AIM -
From the first line of the data below through the line bearing "label=nombre, solid_capstyle='round', zorder=3)", reproduce each line exactly; do not include pictures.

————

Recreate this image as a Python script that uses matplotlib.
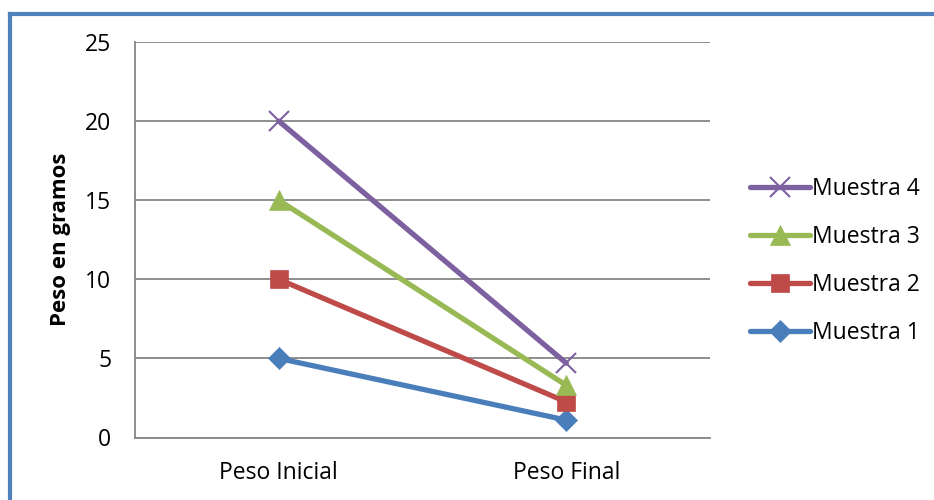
import matplotlib
matplotlib.use('Agg')
import matplotlib.pyplot as plt
from matplotlib.lines import Line2D

plt.rcParams['font.family'] = ['Open Sans', 'DejaVu Sans']

# Datos
categorias = ['Peso Inicial', 'Peso Final']
muestra1 = [5, 1.1]
muestra2 = [10, 2.25]
muestra3 = [15, 3.3]
muestra4 = [20, 4.7]

series = [
    ('Muestra 1', muestra1, '#4A7EBB', 'D', 11),
    ('Muestra 2', muestra2, '#BE4B48', 's', 13),
    ('Muestra 3', muestra3, '#98B954', '^', 14),
    ('Muestra 4', muestra4, '#7D60A0', 'x', 14),
]

fig = plt.figure(figsize=(9.34, 5), dpi=100)
ax = fig.add_axes([135/934, 1 - 437.5/500, 575/934, 395.5/500])

x = range(len(categorias))
for nombre, vals, col, mk, ms in series:
    ax.plot(x, vals, color=col, lw=3.8, marker=mk, markersize=ms,
            markeredgewidth=1.5 if mk == 'x' else 0.5, markeredgecolor=col,
            markerfacecolor=col, label=nombre, solid_capstyle='round', zorder=3)

ax.set_xlim(-0.5, 1.5)
ax.set_ylim(0, 25)
ax.set_yticks([0, 5, 10, 15, 20, 25])
ax.set_xticks(list(x))
ax.set_xticklabels(categorias)
ax.tick_params(axis='both', length=0, labelsize=16.5)
ax.tick_params(axis='y', pad=17)
ax.tick_params(axis='x', pad=17)
ax.grid(axis='y', color='#868686', lw=1.3, zorder=0)
for s in ['top', 'right']:
    ax.spines[s].set_visible(False)
for s in ['left', 'bottom']:
    ax.spines[s].set_color('#868686')
    ax.spines[s].set_linewidth(1.3)

ax.set_ylabel('Peso en gramos', fontsize=16, fontweight='bold', labelpad=10)

h, l = ax.get_legend_handles_labels()
leg = fig.legend(h[::-1], l[::-1], loc='center left', bbox_to_anchor=(741/934, 1 - 261/500),
                 frameon=False, fontsize=16.5, handlelength=2.6, handletextpad=0.1,
                 labelspacing=1.05, borderaxespad=0)

# borde azul
fig.add_artist(Line2D([10/934, 1], [1 - 14/500, 1 - 14/500], color='#4F81BD', lw=3, transform=fig.transFigure))
fig.add_artist(Line2D([10/934, 10/934], [0, 1 - 14/500], color='#4F81BD', lw=3, transform=fig.transFigure))

fig.savefig('out.png', dpi=100)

————

WRITTEN SOLUTION -
Recreate this image as a Python script that uses matplotlib.
import matplotlib
matplotlib.use('Agg')
import matplotlib.pyplot as plt
from matplotlib.lines import Line2D

plt.rcParams['font.family'] = ['Open Sans', 'DejaVu Sans']

# Datos
categorias = ['Peso Inicial', 'Peso Final']
muestra1 = [5, 1.1]
muestra2 = [10, 2.25]
muestra3 = [15, 3.3]
muestra4 = [20, 4.7]

series = [
    ('Muestra 1', muestra1, '#4A7EBB', 'D', 11),
    ('Muestra 2', muestra2, '#BE4B48', 's', 13),
    ('Muestra 3', muestra3, '#98B954', '^', 14),
    ('Muestra 4', muestra4, '#7D60A0', 'x', 14),
]

fig = plt.figure(figsize=(9.34, 5), dpi=100)
ax = fig.add_axes([135/934, 1 - 437.5/500, 575/934, 395.5/500])

x = range(len(categorias))
for nombre, vals, col, mk, ms in series:
    ax.plot(x, vals, color=col, lw=3.8, marker=mk, markersize=ms,
            markeredgewidth=1.5 if mk == 'x' else 0.5, markeredgecolor=col,
            markerfacecolor=col, label=nombre, solid_capstyle='round', zorder=3)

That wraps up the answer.